We have had a lot of rhetoric from Labor in recent times on how we ought to ensure that larger businesses, multinational businesses, pay their fair share of tax, and here we have Senator Carr fighting for a 133 per cent tax deduction for businesses earning more than $20 billion a year, instead of a 100 per cent tax deduction. We do not think that is fair. We do not think that is appropriate. We understand that former Prime Minister Gillard and former Treasurer Wayne Swan shared that view. They actually reflected that view in their last budget. In the 2013-14 budget, that was what they initiated and what they banked by way of savings in the budget.

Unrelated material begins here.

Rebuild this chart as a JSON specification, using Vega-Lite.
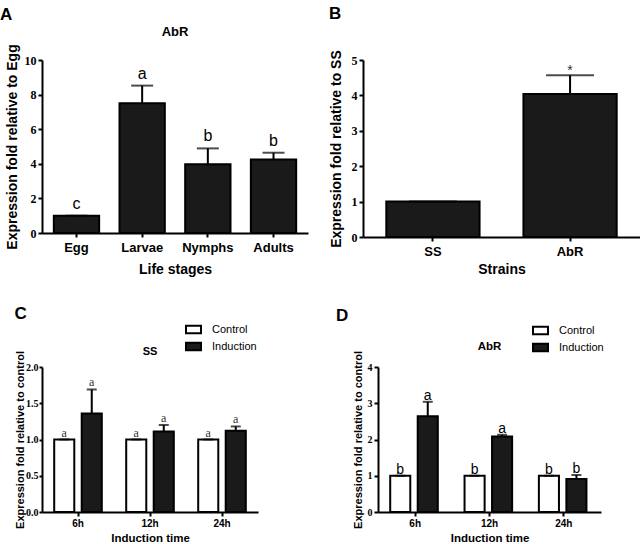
{
  "$schema": "https://vega.github.io/schema/vega-lite/v6.json",
  "background": "white",
  "padding": {"left": 0, "top": 4, "right": 0, "bottom": 0},
  "config": {
    "view": {"stroke": null},
    "font": "Liberation Sans",
    "axis": {"domainColor": "black", "domainWidth": 2, "tickColor": "black", "tickWidth": 2, "tickSize": 4, "grid": false, "labelColor": "black", "titleColor": "black", "titleFontWeight": "bold", "titleFont": "Liberation Sans", "labelOverlap": false},
    "axisX": {"labelAngle": 0, "labelFontWeight": "bold", "labelFont": "Liberation Sans"},
    "axisY": {"labelFont": "Liberation Serif", "labelFontWeight": "bold", "labelPadding": 2},
    "title": {"color": "black", "fontWeight": "bold", "font": "Liberation Sans"}
  },
  "resolve": {"scale": {"fill": "independent"}, "legend": {"fill": "independent"}},
  "datasets": {
    "stages": [
      {"stage": "Egg", "value": 1.0, "err": 1.0, "label": "c"},
      {"stage": "Larvae", "value": 7.5, "err": 8.52, "label": "a"},
      {"stage": "Nymphs", "value": 3.97, "err": 4.89, "label": "b"},
      {"stage": "Adults", "value": 4.25, "err": 4.64, "label": "b"}
    ],
    "strains": [
      {"strain": "SS", "value": 1.0, "err": 1.0, "label": ""},
      {"strain": "AbR", "value": 4.04, "err": 4.57, "label": "*"}
    ],
    "ss": [
      {"time": "6h", "group": "Control", "value": 1.0, "err": 1.0, "label": "a"},
      {"time": "6h", "group": "Induction", "value": 1.36, "err": 1.69, "label": "a"},
      {"time": "12h", "group": "Control", "value": 1.0, "err": 1.0, "label": "a"},
      {"time": "12h", "group": "Induction", "value": 1.11, "err": 1.2, "label": "a"},
      {"time": "24h", "group": "Control", "value": 1.0, "err": 1.0, "label": "a"},
      {"time": "24h", "group": "Induction", "value": 1.12, "err": 1.18, "label": "a"}
    ],
    "abr": [
      {"time": "6h", "group": "Control", "value": 1.0, "err": 1.0, "label": "b"},
      {"time": "6h", "group": "Induction", "value": 2.64, "err": 3.04, "label": "a"},
      {"time": "12h", "group": "Control", "value": 1.0, "err": 1.0, "label": "b"},
      {"time": "12h", "group": "Induction", "value": 2.08, "err": 2.13, "label": "a"},
      {"time": "24h", "group": "Control", "value": 1.0, "err": 1.0, "label": "b"},
      {"time": "24h", "group": "Induction", "value": 0.91, "err": 1.02, "label": "b"}
    ]
  },
  "spacing": 29,
  "vconcat": [
    {
      "spacing": 21,
      "hconcat": [
        {
          "title": {"text": "A", "anchor": "start", "fontSize": 17, "offset": 2, "dx": -5},
          "hconcat": [
            {
              "width": 266, "height": 173,
              "title": {"text": "AbR", "fontSize": 13, "offset": 5},
              "data": {"name": "stages"},
              "encoding": {
                "x": {"field": "stage", "type": "nominal", "sort": null, "scale": {"paddingInner": 0.31, "paddingOuter": 0.18},
                      "axis": {"title": "Life stages", "labelFontSize": 13, "titleFontSize": 14, "labelPadding": 4, "titlePadding": 8}}
              },
              "layer": [
                {"mark": {"type": "bar", "fill": "#1a1a1a", "stroke": "black", "strokeWidth": 2},
                 "encoding": {"y": {"field": "value", "type": "quantitative", "scale": {"domain": [0, 10]},
                   "axis": {"values": [0, 2, 4, 6, 8, 10], "title": "Expression fold relative to Egg", "labelFontSize": 12, "titleFontSize": 14, "titlePadding": 5}}}},
                {"mark": {"type": "rule", "color": "black", "strokeWidth": 2},
                 "encoding": {"y": {"field": "value", "type": "quantitative",
                   "axis": {"values": [0, 2, 4, 6, 8, 10], "title": "Expression fold relative to Egg", "labelFontSize": 12, "titleFontSize": 14, "titlePadding": 5}}, "y2": {"field": "err"}}},
                {"mark": {"type": "tick", "color": "black", "thickness": 2, "size": 22},
                 "encoding": {"y": {"field": "err", "type": "quantitative",
                   "axis": {"values": [0, 2, 4, 6, 8, 10], "title": "Expression fold relative to Egg", "labelFontSize": 12, "titleFontSize": 14, "titlePadding": 5}}}},
                {"mark": {"type": "text", "fontSize": 16, "dy": -12, "color": "black"},
                 "encoding": {"y": {"field": "err", "type": "quantitative",
                   "axis": {"values": [0, 2, 4, 6, 8, 10], "title": "Expression fold relative to Egg", "labelFontSize": 12, "titleFontSize": 14, "titlePadding": 5}}, "text": {"field": "label"}}}
              ]
            }
          ]
        },
        {
          "title": {"text": "B", "anchor": "start", "fontSize": 17, "offset": 27},
          "hconcat": [
            {
              "width": 277, "height": 177,
              "data": {"name": "strains"},
              "encoding": {
                "x": {"field": "strain", "type": "nominal", "sort": null, "scale": {"paddingInner": 0.32, "paddingOuter": 0.17},
                      "axis": {"title": "Strains", "labelFontSize": 13, "titleFontSize": 14, "labelPadding": 4, "titlePadding": 4}}
              },
              "layer": [
                {"mark": {"type": "bar", "fill": "#1a1a1a", "stroke": "black", "strokeWidth": 2},
                 "encoding": {"y": {"field": "value", "type": "quantitative", "scale": {"domain": [0, 5]},
                   "axis": {"values": [0, 1, 2, 3, 4, 5], "title": "Expression fold relative to SS", "labelFontSize": 12, "titleFontSize": 14, "titlePadding": 8}}}},
                {"mark": {"type": "rule", "color": "black", "strokeWidth": 2},
                 "encoding": {"y": {"field": "value", "type": "quantitative",
                   "axis": {"values": [0, 1, 2, 3, 4, 5], "title": "Expression fold relative to SS", "labelFontSize": 12, "titleFontSize": 14, "titlePadding": 8}}, "y2": {"field": "err"}}},
                {"mark": {"type": "tick", "color": "black", "thickness": 2, "size": 48},
                 "encoding": {"y": {"field": "err", "type": "quantitative",
                   "axis": {"values": [0, 1, 2, 3, 4, 5], "title": "Expression fold relative to SS", "labelFontSize": 12, "titleFontSize": 14, "titlePadding": 8}}}},
                {"mark": {"type": "text", "fontSize": 14, "dy": -4, "color": "#333"},
                 "encoding": {"y": {"field": "err", "type": "quantitative",
                   "axis": {"values": [0, 1, 2, 3, 4, 5], "title": "Expression fold relative to SS", "labelFontSize": 12, "titleFontSize": 14, "titlePadding": 8}}, "text": {"field": "label"}}}
              ]
            }
          ]
        }
      ]
    },
    {
      "spacing": 77,
      "resolve": {"scale": {"fill": "independent"}, "legend": {"fill": "independent"}},
      "hconcat": [
        {
          "title": {"text": "C", "anchor": "start", "fontSize": 17, "offset": -2},
          "hconcat": [
            {
              "width": 216, "height": 145,
              "title": {"text": "SS", "fontSize": 11, "offset": -6, "frame": "group"},
              "data": {"name": "ss"},
              "encoding": {
                "x": {"field": "time", "type": "nominal", "sort": null, "scale": {"paddingInner": 0, "paddingOuter": 0},
                      "axis": {"title": "Induction time", "labelFontSize": 10, "titleFontSize": 11.5, "labelPadding": 2, "titlePadding": 4}},
                "xOffset": {"field": "group", "type": "nominal", "sort": null, "scale": {"paddingInner": 0.27, "paddingOuter": 0.444}}
              },
              "layer": [
                {"mark": {"type": "bar", "stroke": "black", "strokeWidth": 2},
                 "encoding": {
                   "y": {"field": "value", "type": "quantitative", "scale": {"domain": [0, 2]},
                     "axis": {"values": [0, 0.5, 1, 1.5, 2], "format": ".1f", "title": "Expression fold relative to control", "labelFontSize": 10, "titleFontSize": 11, "titlePadding": 0, "labelPadding": 1, "tickSize": 3}},
                   "fill": {"field": "group", "type": "nominal", "sort": null, "scale": {"domain": ["Control", "Induction"], "range": ["white", "#1a1a1a"]},
                     "legend": {"orient": "none", "legendX": 143, "legendY": -46, "title": null, "symbolType": "M-1,-0.5H1V0.5H-1Z", "symbolSize": 225, "symbolStrokeColor": "black", "symbolStrokeWidth": 2, "symbolOpacity": 1, "labelFontSize": 11, "labelOffset": 10, "rowPadding": 0, "padding": 0, "labelColor": "black"}}
                 }},
                {"mark": {"type": "rule", "color": "black", "strokeWidth": 2},
                 "encoding": {"y": {"field": "value", "type": "quantitative",
                   "axis": {"values": [0, 0.5, 1, 1.5, 2], "format": ".1f", "title": "Expression fold relative to control", "labelFontSize": 10, "titleFontSize": 11, "titlePadding": 0, "labelPadding": 1, "tickSize": 3}}, "y2": {"field": "err"}}},
                {"mark": {"type": "tick", "color": "black", "thickness": 2, "size": 10},
                 "encoding": {"y": {"field": "err", "type": "quantitative",
                   "axis": {"values": [0, 0.5, 1, 1.5, 2], "format": ".1f", "title": "Expression fold relative to control", "labelFontSize": 10, "titleFontSize": 11, "titlePadding": 0, "labelPadding": 1, "tickSize": 3}}}},
                {"mark": {"type": "text", "fontSize": 12, "dy": -7, "color": "#333", "font": "Liberation Serif"},
                 "encoding": {"y": {"field": "err", "type": "quantitative",
                   "axis": {"values": [0, 0.5, 1, 1.5, 2], "format": ".1f", "title": "Expression fold relative to control", "labelFontSize": 10, "titleFontSize": 11, "titlePadding": 0, "labelPadding": 1, "tickSize": 3}}, "text": {"field": "label"}}}
              ]
            }
          ]
        },
        {
          "title": {"text": "D", "anchor": "start", "fontSize": 17, "offset": -3, "dx": -16},
          "hconcat": [
            {
              "width": 223, "height": 145,
              "title": {"text": "AbR", "fontSize": 11.5, "offset": -2, "frame": "group"},
              "data": {"name": "abr"},
              "encoding": {
                "x": {"field": "time", "type": "nominal", "sort": null, "scale": {"paddingInner": 0, "paddingOuter": 0},
                      "axis": {"title": "Induction time", "labelFontSize": 10, "titleFontSize": 11.5, "labelPadding": 2, "titlePadding": 4}},
                "xOffset": {"field": "group", "type": "nominal", "sort": null, "scale": {"paddingInner": 0.25, "paddingOuter": 0.525}}
              },
              "layer": [
                {"mark": {"type": "bar", "stroke": "black", "strokeWidth": 2},
                 "encoding": {
                   "y": {"field": "value", "type": "quantitative", "scale": {"domain": [0, 4]},
                     "axis": {"values": [0, 1, 2, 3, 4], "title": "Expression fold relative to control", "labelFontSize": 10, "titleFontSize": 11, "titlePadding": 4}},
                   "fill": {"field": "group", "type": "nominal", "sort": null, "scale": {"domain": ["Control", "Induction"], "range": ["white", "#1a1a1a"]},
                     "legend": {"orient": "none", "legendX": 154, "legendY": -45, "title": null, "symbolType": "M-1,-0.5H1V0.5H-1Z", "symbolSize": 225, "symbolStrokeColor": "black", "symbolStrokeWidth": 2, "symbolOpacity": 1, "labelFontSize": 11, "labelOffset": 10, "rowPadding": 0, "padding": 0, "labelColor": "black"}}
                 }},
                {"mark": {"type": "rule", "color": "black", "strokeWidth": 2},
                 "encoding": {"y": {"field": "value", "type": "quantitative",
                   "axis": {"values": [0, 1, 2, 3, 4], "title": "Expression fold relative to control", "labelFontSize": 10, "titleFontSize": 11, "titlePadding": 4}}, "y2": {"field": "err"}}},
                {"mark": {"type": "tick", "color": "black", "thickness": 2, "size": 10},
                 "encoding": {"y": {"field": "err", "type": "quantitative",
                   "axis": {"values": [0, 1, 2, 3, 4], "title": "Expression fold relative to control", "labelFontSize": 10, "titleFontSize": 11, "titlePadding": 4}}}},
                {"mark": {"type": "text", "fontSize": 14, "dy": -6, "color": "black"},
                 "encoding": {"y": {"field": "err", "type": "quantitative",
                   "axis": {"values": [0, 1, 2, 3, 4], "title": "Expression fold relative to control", "labelFontSize": 10, "titleFontSize": 11, "titlePadding": 4}}, "text": {"field": "label"}}}
              ]
            }
          ]
        }
      ]
    }
  ]
}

We have not been able to get the support of Labor for their own savings measure. Senator Carr personally rolled Mr Shorten, who was too weak to stand up to Senator Carr and who was too weak to do the right thing in the national interest—which was what former Prime Minister Gillard and former Treasurer Wayne Swan were prepared to do in relation to this matter. That is why the Labor Party are taking the reckless and irresponsible position they are taking here in this chamber today.

That is also why we have engaged constructively, positively and in good faith with crossbench senators who, like us, want to ensure that tax incentives for research and development are better targeted. That is why we have worked with the Palmer United Party and other crossbench senators to come up with a structure that ensures that the adjustment is fair between those businesses that predominantly generate their profits in Australia and those businesses that perhaps predominantly generate their profits in other parts of the world.

Senator Carr has asked how many businesses will be impacted. The answer is less than 25—less than 25 of the largest businesses operating here in Australia.

What we are actually dealing with—I know the shadow minister went back to some issues that we traversed at length yesterday—are the amendment before the chair, which is Senator Carr's amendment, where he seeks to substitute 1 July 2014 in the Palmer United Party amendment with 1 July 2016. We have to remember that, when Labor initiated and banked this savings measure in the budget, the starting date was 1 July 2013. By the time we went to the election in September 2013, Labor had failed to legislate their own savings which they initiated and banked in their budget. We are now here doing Labor's work for them, with Labor opposing us all the way and playing politics. This amendment is an implicit recognition that what we are trying to do is right, because clearly Senator Carr is working on the basis that this legislation will go through. He just wants to delay the start date by another two years. We have said in good faith, given the delays, that 1 July 2013 is no longer appropriate but 1 July 2014 is because, of course, we are in the 2014-15 financial year.

So the government will oppose the amendment circulated by Senator Carr. We will support the two amendments circulated by Senator Wang on behalf of the Palmer United Party, and we would urge all senators to do the same.